El cristal de la copa se rompió en mil pedazitos. Morgano pensó que había sido consecuencia de su estornudo. Pero Morgana sabía que había sido su abuelo, desde la otra habitación, quién le había dado fuerte con el taladro para intentar colgar el cuadro de Felipe VII.
El estornudo de Morgano duró aquellos escasos segundos, inconexos con la realidad, pero suficientes para que un mosquito te pique. Aquella milésima de segundo en que todo se mueve, el vaso se derrama, la comida se te cae, o las palabras se te traban.
Pero el estornudo de Morgano no era lo más importante en aquella casa. El cuadro que estaba intentando colgar el abuelo tenía más de 100 años, era claramente una relíquia. Morgana pensaba como robarlo y venderlo al mercado negro sacando así una considerable suma de dinero que le permitira operarse lo pechos. Aumentarse alguna talla de más y satisfacer a Morgano que parecía haberse perdido en medio de un estornudo perpetuo.
Era evidente que la solución regía en el cuadro añejo. Morgana veía posible el intercambio que satisfacería esas manos de baloncesista, ya un poco viejas pero ociosas por poder agarrar de nuevo unos buenos balones.
Viernes por la noche. El abuelo descansaba su culo sobre el sofá verde del salón. Miraba la tele desapasionadamente. Con una mano sujetaba su cabeza que parecía no poder aguantarse por si sola; y con la otra movía el dedo índice sobre el mando a distancia de la tele, para hacer zapping o zappinguear, como solía decir.
Morgana aprovechó la situación para coger el cuadro de Felipe VII que se encontraba en la habitación contigua. 'Voy a casa Conchi un momento', dijo Morgana ya saliendo de casa. Morgano conocía bien que significaba la expresión "casa de Conchi", se trataba de una clave que tenían para decir que Morgana iba a vender alguna de las antigüedades del abuelo, altamente valoradas. Ese intercambio del cuadro no era el primero ni seria el último.
Morgano y Morgana, aquel matrimonio aparentemente normal, generoso por cuidar del abuelo, felices y sin hijos.
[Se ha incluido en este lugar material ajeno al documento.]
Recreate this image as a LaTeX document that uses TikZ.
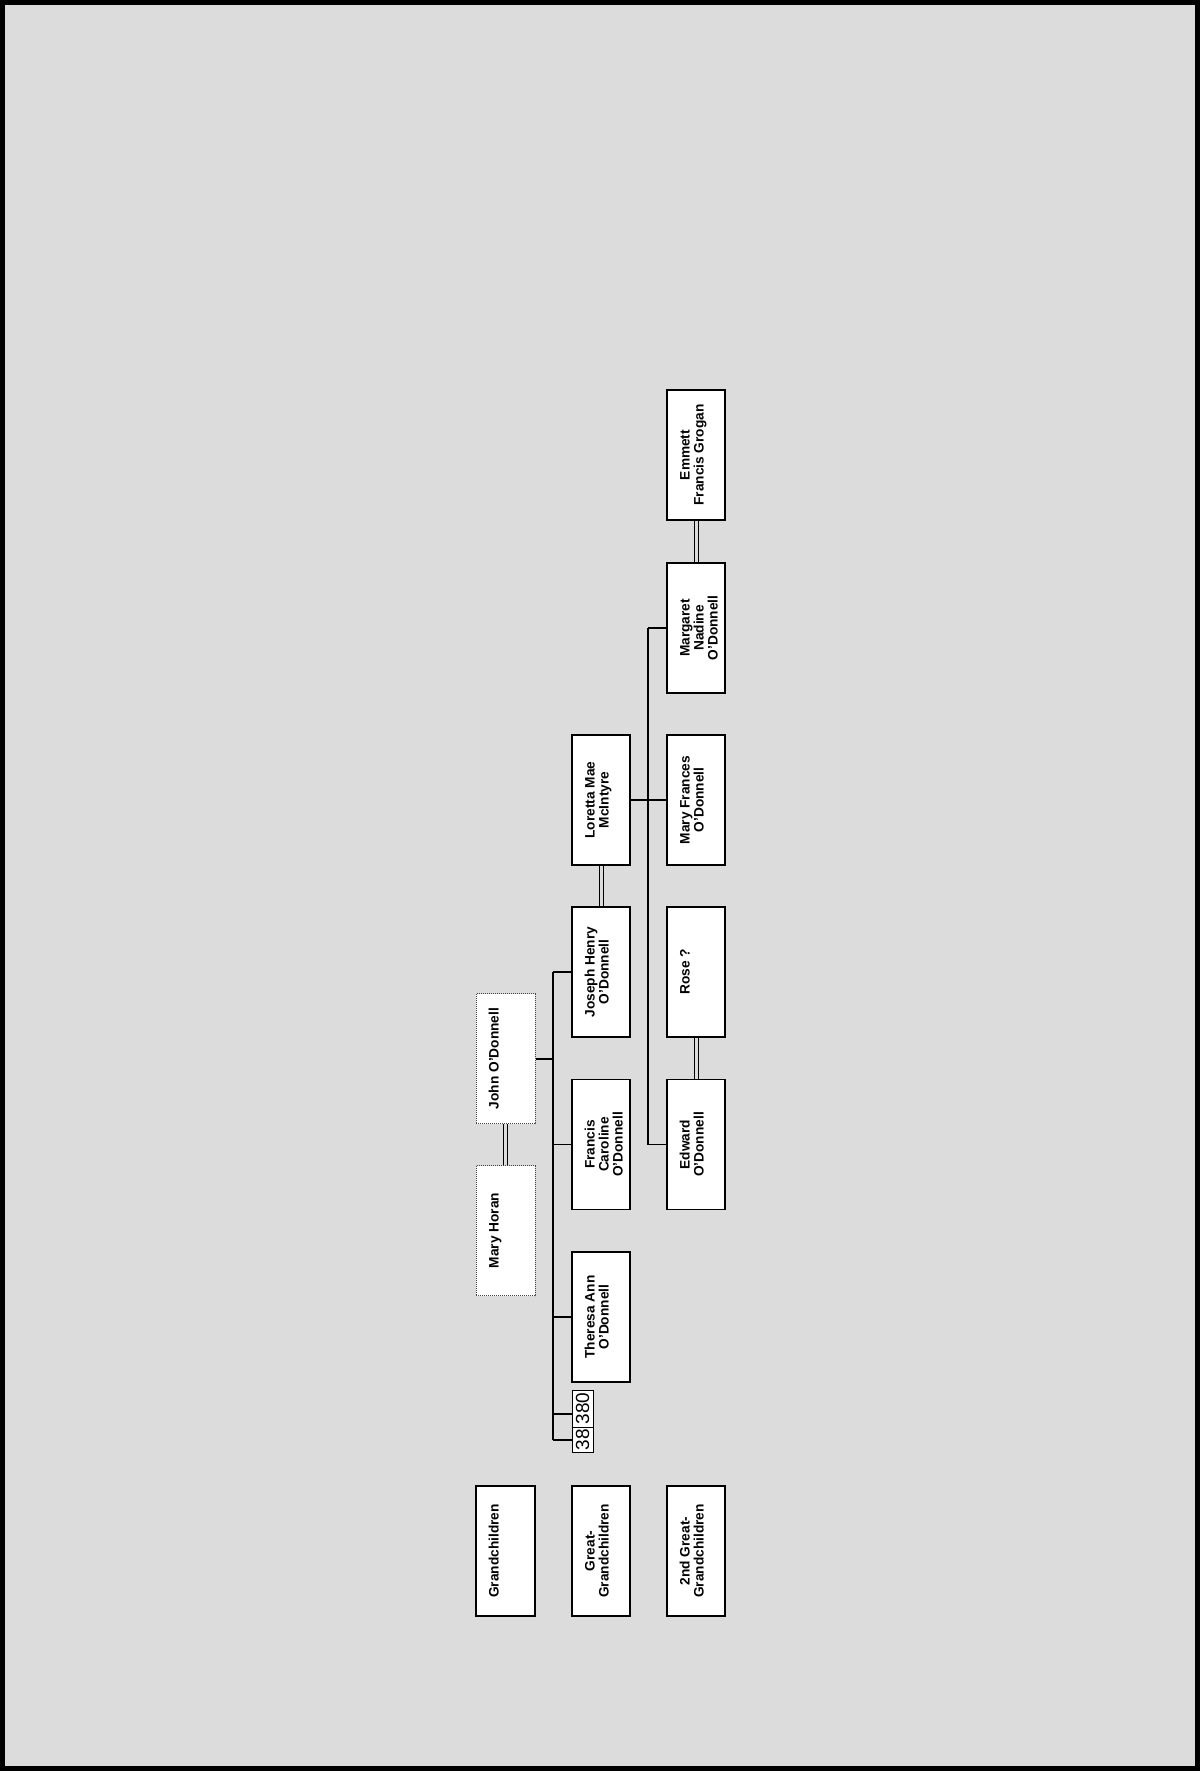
\documentclass[tikz,border=0pt]{standalone}
\usepackage{fontspec}
\setmainfont{Liberation Sans}
\definecolor{bgc}{RGB}{220,220,220}
\newcommand{\rtxt}[2][58pt]{\rotatebox{90}{\parbox[c][#1][t]{130pt}{\centering\rule{0pt}{22.5pt}#2\par}}}
\begin{document}
\begin{tikzpicture}[x=1pt,y=-1pt,
  box/.style={draw=black, line width=1.5pt, fill=white, inner sep=0pt,
    minimum width=58pt, minimum height=130pt,
    font=\fontsize{13.7}{14}\selectfont\bfseries},
  dotbox/.style={box, draw=gray!55!black, line width=1pt, dash pattern=on 1pt off 1pt},
  numbox/.style={draw=black, line width=0.6pt, fill=white, inner sep=0pt,
    minimum width=21pt, font=\fontsize{19}{19}\selectfont},
  conn/.style={line width=1.3pt},
  bus/.style={line width=1.7pt},
  marr/.style={double=bgc, double distance=3pt, line width=1pt}]
\useasboundingbox (0,0) rectangle (1200,1771);
\fill[bgc] (0,0) rectangle (1200,1771);
\draw[line width=5pt] (2.5,2.5) rectangle (1197.5,1768.5);

% generation 1 (grandchildren)
\node[dotbox] (john) at (505.5,1058.5) {\rtxt[59pt]{John O'Donnell}};
\node[dotbox] (mary) at (505.5,1230.5) {\rtxt[59pt]{Mary Horan}};

% generation 2
\node[box] (loretta) at (601,800) {\rtxt{Loretta Mae\\McIntyre}};
\node[box] (joseph) at (601,972) {\rtxt{Joseph Henry\\O'Donnell}};
\node[box] (francis) at (601,1144.5) {\rtxt{Francis\\Caroline\\O'Donnell}};
\node[box] (theresa) at (601,1317) {\rtxt{Theresa Ann\\O'Donnell}};
\node[numbox, minimum height=37pt] (n380) at (582.5,1408.5) {\rotatebox{90}{380}};
\node[numbox, minimum height=25pt] (n38) at (582.5,1439.5) {\rotatebox{90}{38}};

% generation 3
\node[box] (emmett) at (696,455) {\rtxt{Emmett\\Francis Grogan}};
\node[box] (margaret) at (696,628) {\rtxt{Margaret\\Nadine\\O'Donnell}};
\node[box] (maryf) at (696,800) {\rtxt{Mary Frances\\O'Donnell}};
\node[box] (rose) at (696,972) {\rtxt{Rose ?}};
\node[box] (edward) at (696,1144.5) {\rtxt{Edward\\O'Donnell}};

% legend
\node[box] (lg1) at (505.5,1551) {\rtxt[59pt]{Grandchildren}};
\node[box] (lg2) at (601,1551) {\rtxt{Great-\\Grandchildren}};
\node[box] (lg3) at (696,1551) {\rtxt{2nd Great-\\Grandchildren}};

% marriages
\draw[marr] (john.south) -- (mary.north);
\draw[marr] (loretta.south) -- (joseph.north);
\draw[marr] (rose.south) -- (edward.north);
\draw[marr] (emmett.south) -- (margaret.north);

% children of John & Mary
\coordinate (b1top) at (553,972);
\coordinate (b1bot) at (553,1440);
\draw[bus] (b1top) -- (b1bot);
\draw[line width=2pt] (john.east) -- (john.east -| b1top);
\draw[conn] (b1top) -- (joseph.west);
\draw[conn] (francis.west -| b1top) -- (francis.west);
\draw[conn] (theresa.west -| b1top) -- (theresa.west);
\draw[conn] (b1bot) -- (n38.west |- b1bot);
\coordinate (c380) at ([yshift=-5.5pt]n380.west);
\draw[conn] (c380 -| b1top) -- (c380);

% children of Joseph & Loretta
\coordinate (b2top) at (648,628);
\coordinate (b2bot) at (648,1144.5);
\draw[bus] (b2top) -- (b2bot);
\draw[conn] (loretta.east) -- (maryf.west);
\draw[conn] (b2top) -- (margaret.west);
\draw[conn] (b2bot) -- (edward.west);
\end{tikzpicture}
\end{document}
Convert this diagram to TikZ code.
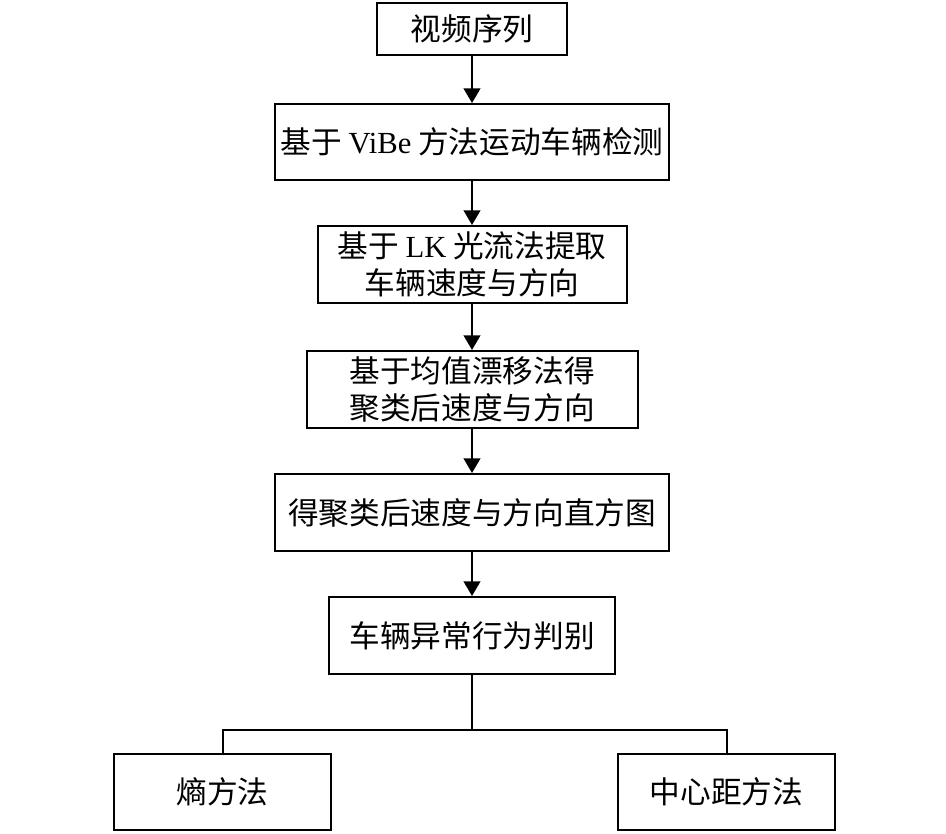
\documentclass[tikz,border=0pt]{standalone}
\usepackage{fontspec}
\setmainfont{Noto Sans CJK SC}
\newfontfamily\lat{Liberation Serif}
\usetikzlibrary{arrows.meta}
\begin{document}
\begin{tikzpicture}[x=0.75pt,y=-0.75pt,
  box/.style={draw,line width=1.5pt,inner sep=0pt,align=center,font=\fontsize{23}{27.75}\selectfont},
  arr/.style={line width=1.6pt,-{Triangle[width=12.5pt,length=11pt]}},
  ln/.style={line width=1.5pt}]
\useasboundingbox (0,0) rectangle (946,833);
\node[box,minimum width=142.5pt,minimum height=39pt] (a) at (472,29) {视频序列};
\node[box,minimum width=295.5pt,minimum height=57pt] (b) at (472,142) {基于 {\lat ViBe} 方法运动车辆检测};
\node[box,minimum width=231.75pt,minimum height=57.75pt] (c) at (472,264.5) {基于 {\lat LK} 光流法提取\\车辆速度与方向};
\node[box,minimum width=248.25pt,minimum height=57.75pt] (d) at (472,389.5) {基于均值漂移法得\\聚类后速度与方向};
\node[box,minimum width=295.5pt,minimum height=57.75pt] (e) at (472,512.5) {得聚类后速度与方向直方图};
\node[box,minimum width=214.5pt,minimum height=57.75pt] (f) at (472,635.5) {车辆异常行为判别};
\node[box,minimum width=162.75pt,minimum height=57pt] (g) at (222.5,792) {熵方法};
\node[box,minimum width=162.75pt,minimum height=57pt] (h) at (726.5,792) {中心距方法};
\coordinate (j) at (472,730);
\draw[arr] (a) -- (b);
\draw[arr] (b) -- (c);
\draw[arr] (c) -- (d);
\draw[arr] (d) -- (e);
\draw[arr] (e) -- (f);
\draw[ln] (f.south) -- (j);
\draw[ln] (g.north) |- (j) -| (h.north);
\end{tikzpicture}
\end{document}
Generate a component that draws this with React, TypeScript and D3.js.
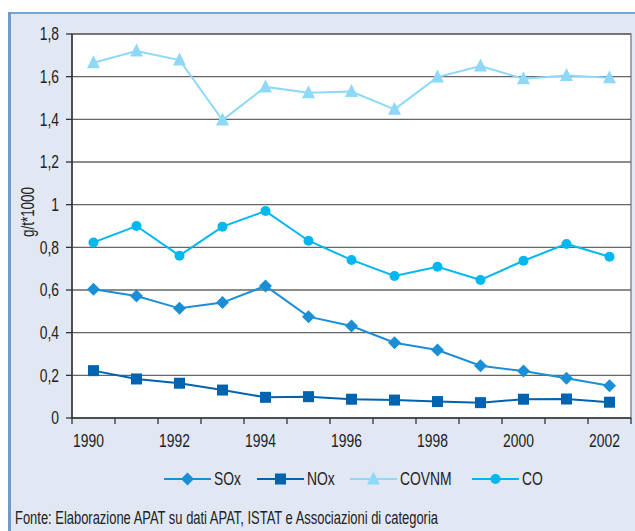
import React from "react";
import * as d3 from "d3";

const years = ["1990","1991","1992","1993","1994","1995","1996","1997","1998","1999","2000","2001","2002"];
const sox = [0.603,0.572,0.514,0.541,0.619,0.475,0.431,0.353,0.319,0.245,0.220,0.186,0.151];
const nox = [0.222,0.183,0.163,0.131,0.097,0.100,0.088,0.084,0.077,0.072,0.088,0.089,0.074];
const covnm = [1.665,1.720,1.678,1.397,1.552,1.525,1.530,1.447,1.598,1.650,1.590,1.605,1.595];
const co = [0.823,0.900,0.761,0.897,0.970,0.831,0.741,0.666,0.709,0.647,0.737,0.816,0.756];
const yTicks = [0,0.2,0.4,0.6,0.8,1,1.2,1.4,1.6,1.8];
const labelYears = ["1990","1992","1994","1996","1998","2000","2002"];
const seriesNames = ["SOx","NOx","COVNM","CO"];
const colors = ["#1a8fd6","#0063b0","#8ed8f8","#00b8ef"];
const source = "Fonte: Elaborazione APAT su dati APAT, ISTAT e Associazioni di categoria";

const W = 635, H = 531;
const left = 72, right = 631, top = 34, bottom = 418;
const FONT = "'Liberation Sans', Arial, sans-serif";
const SX = 0.77;

function CText({ x, y, anchor = "start", size = 18, children, rotate = 0 }: any) {
  return (
    <text
      transform={`translate(${x},${y}) rotate(${rotate}) scale(${SX},1)`}
      textAnchor={anchor}
      dy="0.35em"
      fontSize={size}
      fill="#222"
    >
      {children}
    </text>
  );
}

function Marker({ kind, x, y, color }: { kind: number; x: number; y: number; color: string }) {
  if (kind === 0) {
    const s = 6.5;
    return <path d={`M${x},${y - s}L${x + s},${y}L${x},${y + s}L${x - s},${y}Z`} fill={color} />;
  }
  if (kind === 1) {
    const s = 5.5;
    return <rect x={x - s} y={y - s} width={2 * s} height={2 * s} fill={color} />;
  }
  if (kind === 2) {
    const s = 6.5;
    return <path d={`M${x},${y - s - 1}L${x + s},${y + s - 1}L${x - s},${y + s - 1}Z`} fill={color} />;
  }
  return <circle cx={x} cy={y} r={5} fill={color} />;
}

export default function App() {
  const x = d3.scaleBand<string>().domain(years).range([left, right]);
  const y = d3.scaleLinear().domain([0, 1.8]).range([bottom, top]);
  const data = [sox, nox, covnm, co];
  const cx = (yr: string) => (x(yr) as number) + x.bandwidth() / 2;
  const line = d3.line<number>().x((_, i) => cx(years[i])).y((v) => y(v));
  const boundaries = years.map((yr) => x(yr) as number).concat([right]);
  const fmt = (v: number) => String(Math.round(v * 10) / 10).replace(".", ",");
  const legendX = [164, 257, 350, 472];

  return (
    <svg width={W} height={H} style={{ position: "absolute", left: 0, top: 0 }} fontFamily={FONT}>
      <rect x={0} y={0} width={W} height={H} fill="#ffffff" />
      <rect x={8} y={12} width={W - 8} height={H - 12} fill="#e1e7f3" />
      <line x1={8} x2={W} y1={13} y2={13} stroke="#7aa3d2" strokeWidth={2} />
      <line x1={9.5} x2={9.5} y1={12} y2={H} stroke="#6f9acd" strokeWidth={3} />
      <rect x={left} y={top} width={right - left} height={bottom - top} fill="#ffffff" stroke="#8a8a8a" strokeWidth={1.5} />
      {yTicks.map((t) => (
        <g key={t}>
          {t > 0 && <line x1={left} x2={right} y1={y(t)} y2={y(t)} stroke="#666" strokeWidth={1.3} />}
          <line x1={left - 6} x2={left} y1={y(t)} y2={y(t)} stroke="#333" strokeWidth={1.3} />
          <CText x={left - 13} y={y(t)} anchor="end">{fmt(t)}</CText>
        </g>
      ))}
      <line x1={left} x2={left} y1={top} y2={bottom} stroke="#333" strokeWidth={1.5} />
      <line x1={left} x2={right} y1={bottom} y2={bottom} stroke="#333" strokeWidth={1.5} />
      {boundaries.map((b, i) => (
        <line key={i} x1={b} x2={b} y1={bottom} y2={bottom + 6} stroke="#333" strokeWidth={1.3} />
      ))}
      {labelYears.map((yr) => (
        <CText key={yr} x={cx(yr) - 5} y={bottom + 23} anchor="middle">{yr}</CText>
      ))}
      <CText x={28} y={212} anchor="middle" rotate={-90} size={17.5}>g/t*1000</CText>
      {data.map((s, k) => (
        <g key={k}>
          <path d={line(s) as string} fill="none" stroke={colors[k]} strokeWidth={2} />
          {s.map((v, i) => (
            <Marker key={i} kind={k} x={cx(years[i])} y={y(v)} color={colors[k]} />
          ))}
        </g>
      ))}
      {seriesNames.map((n, k) => (
        <g key={n}>
          <line x1={legendX[k]} x2={legendX[k] + 47} y1={479} y2={479} stroke={colors[k]} strokeWidth={2} />
          <Marker kind={k} x={legendX[k] + 23.5} y={479} color={colors[k]} />
          <CText x={legendX[k] + 50} y={479}>{n}</CText>
        </g>
      ))}
      <text x={15} y={518} dy="0.35em" fontSize={17.5} fill="#222" textLength={423} lengthAdjust="spacingAndGlyphs">{source}</text>
    </svg>
  );
}
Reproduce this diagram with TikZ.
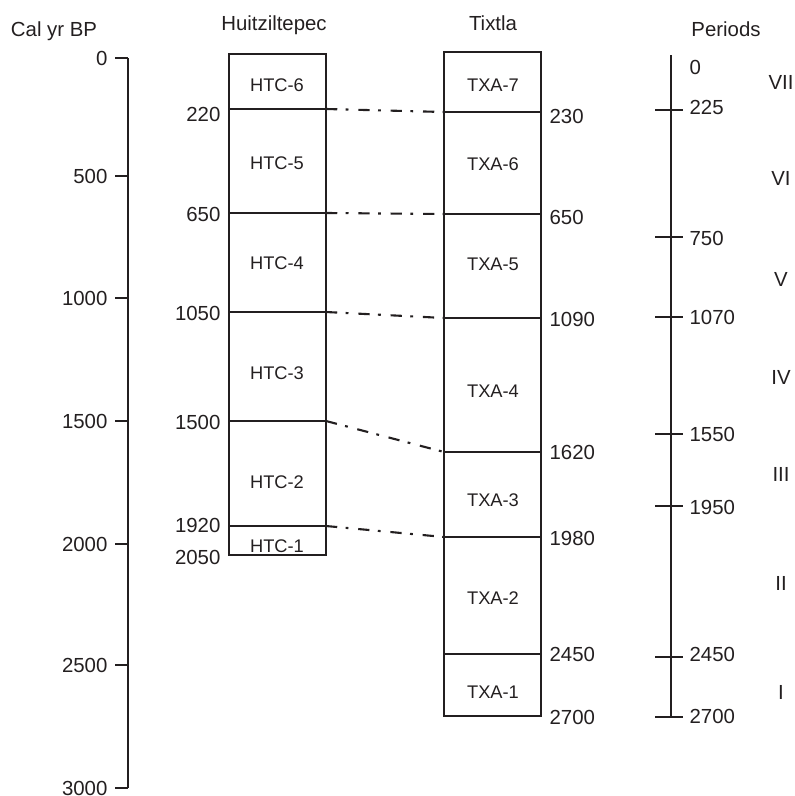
\documentclass[tikz,border=0pt]{standalone}
\usepackage{fontspec}
\setmainfont{Liberation Sans}
\usetikzlibrary{positioning}
\definecolor{cink}{HTML}{231F20}
\tikzset{
  every picture/.style={x=0.025cm, y=-0.025cm, color=cink, line width=0.9pt},
  every node/.style={font=\fontsize{14.5}{17}\selectfont, inner sep=0pt},
  axis/.style={line width=1.1pt},
  unit/.style={font=\fontsize{13}{15}\selectfont},
  link/.style={line width=1.5pt, dash pattern=on 8pt off 6pt on 2pt off 7pt},
  title/.style={anchor=base},
}

\begin{document}
\begin{tikzpicture}
  \useasboundingbox (0,0) rectangle (795,796);
  % age scale
  \node[title] (cal) at (54,36) {Cal yr BP};
  \draw[axis] (128,58) -- (128,788);
  \foreach \v/\y in {0/58, 500/176, 1000/298, 1500/421, 2000/544, 2500/665, 3000/788} {
    \draw[axis] (115,\y) -- (128,\y);
    \node[anchor=east] (age\v) at (108,\y) {\v};
  }
  % Huitziltepec
  \node[title] (htc) at (274,30) {Huitziltepec};
  \draw (229,54) rectangle (326,555);
  \foreach \v/\y/\t [count=\k] in {220/109/114, 650/213/214, 1050/312/313, 1500/421/422, 1920/526/525} {
    \draw (229,\y) coordinate (hl\k) -- (326,\y) coordinate (hr\k);
    \node[anchor=east] (hn\k) at (221,\t) {\v};
  }
  \node[anchor=east] (hn6) at (221,557) {2050};
  \foreach \u/\y in {6/85, 5/163, 4/263, 3/373, 2/482, 1/546}
    \node[unit] (htc\u) at (277,\y) {HTC-\u};
  % Tixtla
  \node[title] (txa) at (493,30) {Tixtla};
  \draw (444,52) rectangle (541,716);
  \foreach \v/\y/\t [count=\k] in {230/112/116, 650/214/217, 1090/318/319, 1620/452/452, 1980/537/538, 2450/654/654} {
    \draw (444,\y) coordinate (tl\k) -- (541,\y) coordinate (tr\k);
    \node[anchor=west] (tn\k) at (549,\t) {\v};
  }
  \node[anchor=west] (tn7) at (549,717) {2700};
  \foreach \u/\y in {7/85, 6/164, 5/264, 4/391, 3/500, 2/598, 1/692}
    \node[unit] (txa\u) at (493,\y) {TXA-\u};
  % correlation
  \foreach \k in {1,...,5}
    \draw[link] (hr\k) -- (tl\k);
  % periods
  \node[title] (per) at (726,36) {Periods};
  \draw[axis] (671,55) -- (671,717);
  \node[anchor=west] (pn0) at (689,67) {0};
  \foreach \v/\y/\t in {225/110/107, 750/237/238, 1070/317/317, 1550/434/434, 1950/506/507, 2450/657/654, 2700/717/716} {
    \draw[axis] (655,\y) -- (683,\y);
    \node[anchor=west] (pn\v) at (689,\t) {\v};
  }
  \foreach \r/\y in {VII/82, VI/178, V/279, IV/377, III/474, II/583, I/692}
    \node (p\r) at (781,\y) {\r};
\end{tikzpicture}
\end{document}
Un matrimonio unido, que conjuntamente habían creado aquella perfecta apariencia: unos cuerpos perfectos, una casa de ensueño, un yate, un descapotable, vacaciones anuales, una casa de campo, otra en la montaña, un perro, un gato, y decenas de objetos lujosos que habían conseguido gracias al "intercambio".
Un intercambio que se daba progresivamente, a medida que el abuelo -dueño de todas aquellas relíquias- iba perdiendo memoria, o dicho de otro modo, se iba perdiendo en su enfermedad terminal.